WHAT TO WORK ON
Both the line containing "Generate a Python" and the line containing "import plotly.graph_objects as go" are part of the range to copy, along with every line between them. Copy it exactly and leave out the pictures.

* START *

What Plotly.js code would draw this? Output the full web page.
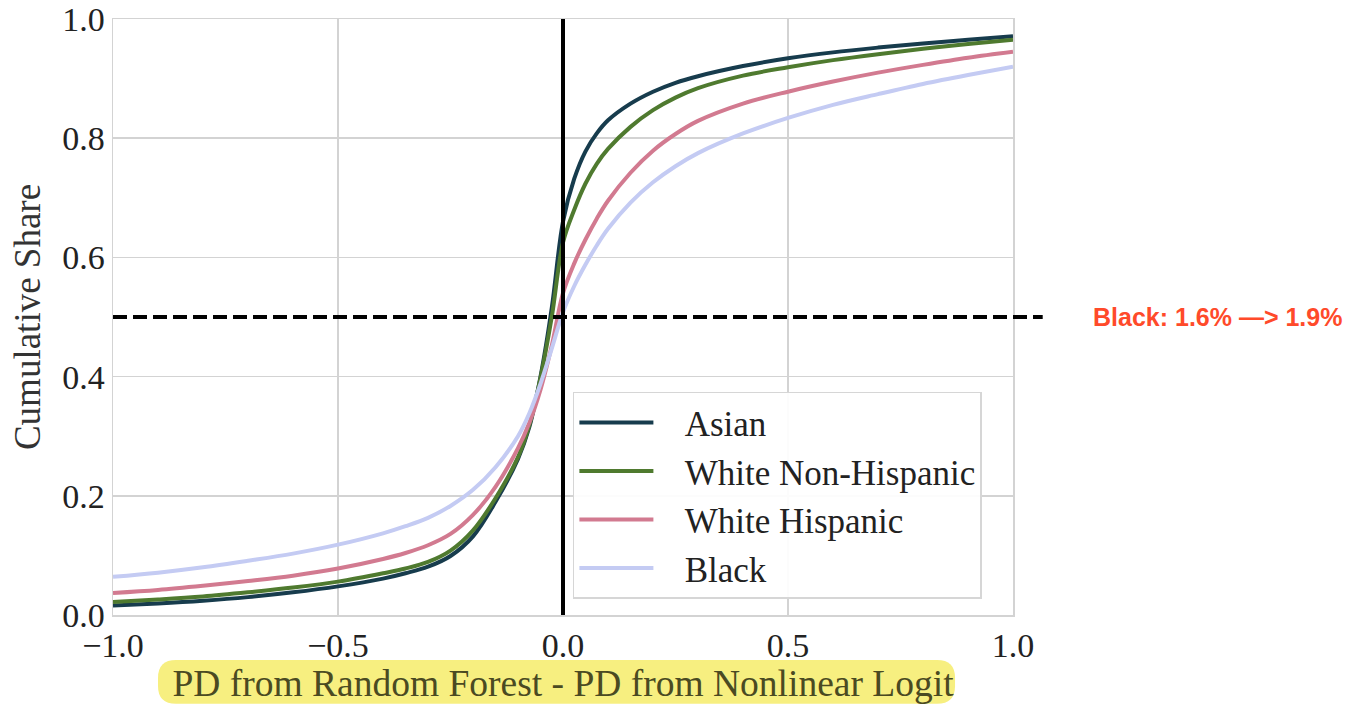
<!DOCTYPE html>
<html>
<head>
<meta charset="utf-8">
<script src="https://cdn.plot.ly/plotly-3.0.1.min.js"></script>
<style>html,body{margin:0;padding:0;background:#fff;}#chart{width:1351px;height:704px;}</style>
</head>
<body>
<div id="chart"></div>
<script>
const xVals = [-1, -0.9, -0.8, -0.7, -0.6, -0.5, -0.4, -0.35, -0.3, -0.25, -0.2, -0.15, -0.1, -0.075, -0.05, -0.025, 0, 0.025, 0.05, 0.075, 0.1, 0.15, 0.2, 0.25, 0.3, 0.4, 0.5, 0.6, 0.7, 0.8, 0.9, 1.0];
const asian = [0.016, 0.0195, 0.024, 0.030, 0.038, 0.048, 0.061, 0.070, 0.081, 0.099, 0.132, 0.190, 0.262, 0.315, 0.400, 0.515, 0.660, 0.732, 0.778, 0.808, 0.830, 0.858, 0.878, 0.893, 0.904, 0.921, 0.934, 0.944, 0.952, 0.959, 0.965, 0.971];
const whiteNonHisp = [0.022, 0.026, 0.031, 0.038, 0.046, 0.056, 0.070, 0.078, 0.089, 0.108, 0.142, 0.196, 0.265, 0.318, 0.398, 0.500, 0.625, 0.680, 0.724, 0.757, 0.782, 0.819, 0.847, 0.868, 0.884, 0.905, 0.919, 0.931, 0.941, 0.950, 0.958, 0.965];
const whiteHisp = [0.037, 0.042, 0.049, 0.057, 0.066, 0.078, 0.094, 0.104, 0.117, 0.136, 0.168, 0.215, 0.280, 0.322, 0.378, 0.452, 0.540, 0.590, 0.630, 0.665, 0.695, 0.742, 0.779, 0.807, 0.829, 0.858, 0.878, 0.895, 0.910, 0.923, 0.935, 0.945];
const black = [0.064, 0.071, 0.080, 0.091, 0.103, 0.118, 0.137, 0.149, 0.163, 0.183, 0.210, 0.248, 0.300, 0.338, 0.388, 0.447, 0.508, 0.552, 0.588, 0.620, 0.648, 0.692, 0.726, 0.753, 0.775, 0.808, 0.834, 0.856, 0.874, 0.891, 0.906, 0.920];
const seriesNames = ["Asian", "White Non-Hispanic", "White Hispanic", "Black"];
const seriesColors = ["#173c4d", "#4f7a2f", "#d27a90", "#c4cbf3"];
const xTickVals = [-1, -0.5, 0, 0.5, 1];
const yTickVals = [0, 0.2, 0.4, 0.6, 0.8, 1.0];
const annotationText = "Black: 1.6% —> 1.9%";
const xTitle = "PD from Random Forest - PD from Nonlinear Logit";
const yTitle = "Cumulative Share";

const serif = "Liberation Serif, DejaVu Serif, serif";
const allY = [asian, whiteNonHisp, whiteHisp, black];
const traces = allY.map((ys, i) => ({
  x: xVals, y: ys, type: "scatter", mode: "lines",
  name: "\u00a0\u00a0\u00a0" + seriesNames[i],
  line: {color: seriesColors[i], width: 4, shape: "spline", smoothing: 1}
}));

// rounded highlight path (paper coords)
const hx0 = 0.05, hx1 = 0.9356, hy0 = -0.149, hy1 = -0.0755, rx = 0.02, ry = 0.03;
const hlPath = `M ${hx0 + rx},${hy0} L ${hx1 - rx},${hy0} Q ${hx1},${hy0} ${hx1},${hy0 + ry} L ${hx1},${hy1 - ry} Q ${hx1},${hy1} ${hx1 - rx},${hy1} L ${hx0 + rx},${hy1} Q ${hx0},${hy1} ${hx0},${hy1 - ry} L ${hx0},${hy0 + ry} Q ${hx0},${hy0} ${hx0 + rx},${hy0} Z`;

const layout = {
  width: 1351, height: 704,
  margin: {l: 113, r: 338, t: 19, b: 89},
  paper_bgcolor: "#ffffff", plot_bgcolor: "#ffffff",
  font: {family: serif, size: 34, color: "#222222"},
  showlegend: true,
  legend: {
    x: 0.511, y: 0.3745, xanchor: "left", yanchor: "top",
    bgcolor: "rgba(255,255,255,0.92)", bordercolor: "#d6d6d6", borderwidth: 1.5,
    font: {family: serif, size: 35, color: "#222222"},
    itemwidth: 74, tracegroupgap: 0
  },
  xaxis: {
    range: [-1, 1], tickvals: xTickVals, tickformat: ".1f",
    showgrid: true, gridcolor: "#d3d3d3", gridwidth: 1.5,
    zeroline: false, showline: true, linecolor: "#d3d3d3", linewidth: 1.5, mirror: true,
    ticks: "", ticklen: 0,
    tickfont: {family: serif, size: 34, color: "#222222"},
    title: {text: xTitle, font: {family: serif, size: 37.5, color: "#4a4a22"}, standoff: 8}
  },
  yaxis: {
    range: [0, 1], tickvals: yTickVals, tickformat: ".1f",
    showgrid: true, gridcolor: "#d3d3d3", gridwidth: 1.5,
    zeroline: false, showline: true, linecolor: "#d3d3d3", linewidth: 1.5, mirror: true,
    ticks: "", ticklen: 0,
    tickfont: {family: serif, size: 34, color: "#222222"},
    title: {text: yTitle, font: {family: serif, size: 37, color: "#333333"}, standoff: 10}
  },
  shapes: [
    {type: "path", xref: "paper", yref: "paper", path: hlPath,
     fillcolor: "#f7ef80", line: {width: 0}, layer: "below"},
    {type: "line", xref: "x", yref: "paper", x0: 0, x1: 0, y0: 0, y1: 1,
     line: {color: "#000000", width: 4}},
    {type: "line", xref: "paper", yref: "y", x0: 0, x1: 1.033, y0: 0.5, y1: 0.5,
     line: {color: "#000000", width: 4, dash: "14px,6px"}}
  ],
  annotations: [
    {text: "<b>" + annotationText + "</b>", xref: "paper", yref: "y", x: 1.087, y: 0.5,
     xanchor: "left", yanchor: "middle", showarrow: false,
     font: {family: "Liberation Sans, Arial, sans-serif", size: 25, color: "#ff4a2a"}}
  ]
};

Plotly.newPlot("chart", traces, layout, {staticPlot: true, displayModeBar: false});
</script>
</body>
</html>
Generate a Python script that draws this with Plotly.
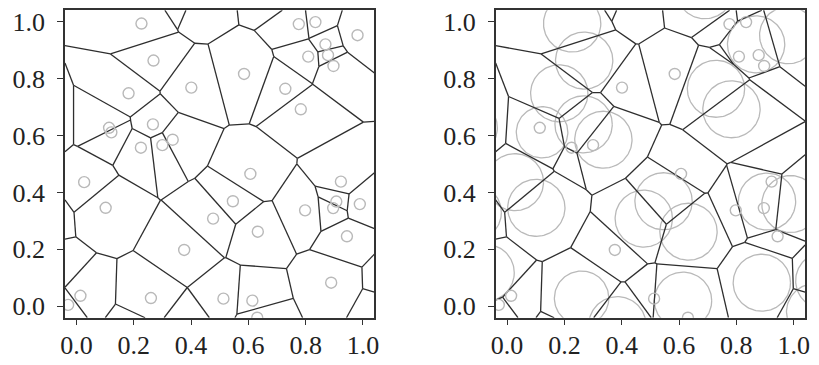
import numpy as np
import plotly.graph_objects as go

# ---- data (visible generator points) ----
px = [0.227, 0.269, 0.182, 0.401, 0.585, 0.776, 0.834, 0.981, 0.869, 0.809,
      0.878, 0.897, 0.729, 0.783, 0.114, 0.122, 0.267, 0.225, 0.300, 0.336,
      0.027, 0.102, 0.376, 0.014, -0.029, 0.260, 0.607, 0.923, 0.546, 0.477,
      0.633, 0.798, 0.907, 0.896, 0.989, 0.944, 0.889, 0.513, 0.614, 0.631]
py = [0.993, 0.863, 0.748, 0.768, 0.816, 0.991, 0.998, 0.952, 0.920, 0.877,
      0.882, 0.844, 0.764, 0.692, 0.627, 0.611, 0.639, 0.557, 0.566, 0.585,
      0.436, 0.346, 0.198, 0.037, 0.005, 0.029, 0.465, 0.438, 0.369, 0.308,
      0.262, 0.337, 0.368, 0.345, 0.359, 0.246, 0.083, 0.027, 0.020, -0.040]
# radius of each point's circle in the right panel (0 = plain point)
pr = [0.10, 0.10, 0.10, 0.0, 0.0, 0.0, 0.0, 0.10, 0.10, 0.0,
      0.0, 0.0, 0.10, 0.10, 0.0, 0.09, 0.10, 0.0, 0.0, 0.10,
      0.10, 0.10, 0.0, 0.0, 0.0, 0.095, 0.0, 0.0, 0.10, 0.10,
      0.10, 0.0, 0.10, 0.0, 0.10, 0.0, 0.10, 0.0, 0.10, 0.0]
# generator points lying outside the visible window
hx = [-0.134, -0.120, -0.075, 0.200, 1.107, 1.075, 0.385, 0.420, 0.690, 0.385]
hy = [0.627, 0.330, 0.118, -0.100, 0.090, -0.020, 1.095, 1.080, 1.110, -0.066]
hr = [0.10, 0.10, 0.10, 0.0, 0.10, 0.10, 0.0, 0.0, 0.10, 0.10]

tick_vals = [0.0, 0.2, 0.4, 0.6, 0.8, 1.0]
tick_text = ["0.0", "0.2", "0.4", "0.6", "0.8", "1.0"]
LO, HI = -0.04, 1.04

EDGE = "#2e2e2e"
CIRC = "#b9b9b9"


def clip(poly, a, b, c):
    out = []
    n = len(poly)
    for k in range(n):
        p = poly[k]
        q = poly[(k + 1) % n]
        fp = a * p[0] + b * p[1] - c
        fq = a * q[0] + b * q[1] - c
        if fp <= 0:
            out.append(p)
        if (fp < 0 < fq) or (fq < 0 < fp):
            t = fp / (fp - fq)
            out.append((p[0] + t * (q[0] - p[0]), p[1] + t * (q[1] - p[1])))
    return out


def power_edges(xs, ys, rs):
    n = len(xs)
    w = [r * r for r in rs]
    seen = set()
    ex, ey = [], []

    def onb(v):
        return abs(v - LO) < 1e-9 or abs(v - HI) < 1e-9

    for i in range(n):
        poly = [(LO, LO), (HI, LO), (HI, HI), (LO, HI)]
        for j in range(n):
            if i == j:
                continue
            a = 2 * (xs[j] - xs[i])
            b = 2 * (ys[j] - ys[i])
            c = (xs[j] ** 2 + ys[j] ** 2 - w[j]) - (xs[i] ** 2 + ys[i] ** 2 - w[i])
            poly = clip(poly, a, b, c)
            if not poly:
                break
        m = len(poly)
        for k in range(m):
            p = poly[k]
            q = poly[(k + 1) % m]
            if (abs(p[0] - q[0]) < 1e-9 and onb(p[0])) or (abs(p[1] - q[1]) < 1e-9 and onb(p[1])):
                continue
            if abs(p[0] - q[0]) < 1e-9 and abs(p[1] - q[1]) < 1e-9:
                continue
            key = tuple(sorted([(round(p[0], 5), round(p[1], 5)), (round(q[0], 5), round(q[1], 5))]))
            if key in seen:
                continue
            seen.add(key)
            ex += [p[0], q[0], None]
            ey += [p[1], q[1], None]
    return ex, ey


allx = px + hx
ally = py + hy
allr = pr + hr

lx, ly = power_edges(allx, ally, [0.0] * len(allx))
rx, ry = power_edges(allx, ally, allr)

fig = go.Figure()

fig.add_trace(go.Scatter(x=lx, y=ly, mode="lines", line=dict(color=EDGE, width=1.3),
                         hoverinfo="skip", xaxis="x", yaxis="y"))
fig.add_trace(go.Scatter(x=px, y=py, mode="markers",
                         marker=dict(symbol="circle-open", size=11, color=CIRC, line=dict(width=1.4)),
                         xaxis="x", yaxis="y"))

# right panel circles
cx, cy = [], []
th = np.linspace(0, 2 * np.pi, 121)
for x0, y0, r0 in zip(allx, ally, allr):
    if r0 > 0:
        cx += list(x0 + r0 * np.cos(th)) + [None]
        cy += list(y0 + r0 * np.sin(th)) + [None]
fig.add_trace(go.Scatter(x=cx, y=cy, mode="lines", line=dict(color=CIRC, width=1.3),
                         hoverinfo="skip", xaxis="x2", yaxis="y2"))
fig.add_trace(go.Scatter(x=rx, y=ry, mode="lines", line=dict(color=EDGE, width=1.3),
                         hoverinfo="skip", xaxis="x2", yaxis="y2"))
sx = [x for x, r in zip(px, pr) if r == 0]
sy = [y for y, r in zip(py, pr) if r == 0]
fig.add_trace(go.Scatter(x=sx, y=sy, mode="markers",
                         marker=dict(symbol="circle-open", size=11, color=CIRC, line=dict(width=1.4)),
                         xaxis="x2", yaxis="y2"))

W, H = 819, 365
font = dict(family="Liberation Serif", size=26, color="#222222")
axis_common = dict(range=[LO, HI], tickvals=tick_vals, ticktext=tick_text, ticks="outside",
                   ticklen=6, tickwidth=1.3, tickcolor="#333333", showline=True, mirror=True,
                   linecolor="#333333", linewidth=1.5, showgrid=False, zeroline=False,
                   tickfont=font, fixedrange=True)

ydom = [(365 - 321) / H, (365 - 8.3) / H]
fig.update_layout(
    width=W, height=H, margin=dict(l=0, r=0, t=0, b=0),
    paper_bgcolor="white", plot_bgcolor="white", showlegend=False,
    xaxis=dict(domain=[60.7 / W, 374 / W], anchor="y", ticklabelstandoff=-3, **axis_common),
    yaxis=dict(domain=ydom, anchor="x", ticklabelstandoff=7, **axis_common),
    xaxis2=dict(domain=[496.7 / W, 810 / W], anchor="y2", ticklabelstandoff=-3, **axis_common),
    yaxis2=dict(domain=ydom, anchor="x2", ticklabelstandoff=7, **axis_common),
)

fig.write_html("out.html")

* END *

FULL ANSWER
Generate a Python script that draws this with Plotly.
import numpy as np
import plotly.graph_objects as go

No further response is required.